Mari Nalte Orensanz (Marie Orensanz) received the Aware d’honneur 2020 award, recognition of women artists, for their career and artistic practice. The prize giving-ceremony was on March 16 at the French Ministry of Culture. The artists nominated for the award must "have more than 30-year career, evidence of the necessity for a new reading, not having had a retrospective in a major international institution, being French or having an important relationship with France."

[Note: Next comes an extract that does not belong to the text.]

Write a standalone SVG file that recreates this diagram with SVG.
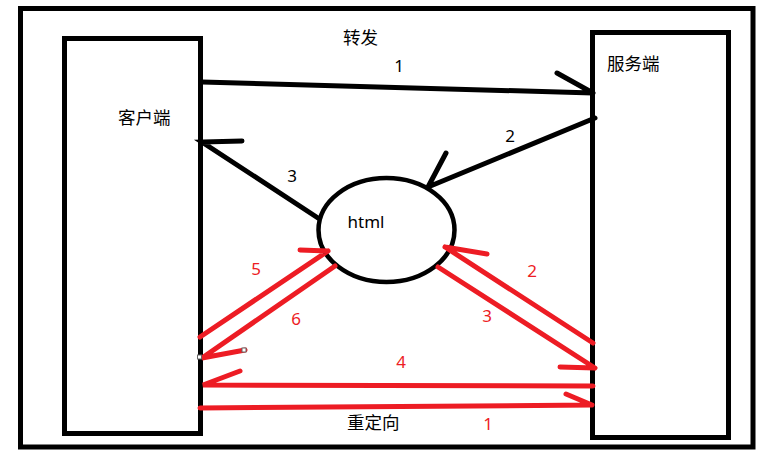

Marie Orensanz (born in 1936, Mar de Plata) began her career in the 1960s, a time marked by the repression that followed the rise to dictatorship in Argentina. The artistic practices of the time manifested the rejection of institutions and traditional techniques. The radical aesthetic attitudes of women are recognized today as they were against male repression and control. Orensanz had a reactionary creative process, during the dictatorship of General Juan Carlos Onganía. In 1975 Marie Orensanz moved to Paris and then nationalized as French. Upon arriving in Europe, Orensanz received a rejection from a collector who returned one of her works upon discovering that she was a woman. After, she decides to add the letter "e" to her first name: "If being a feminist means fighting against injustices, so yes, I am a feminist."
Marie Orensanz was nominated, by Élise Atangana, Franco-Cameroonian curator of the exhibition Seven Hills sur les mobilités et la transformation des mouvements à Kampala, Uganda, for the second edition of the Kampala Biennale in 2016.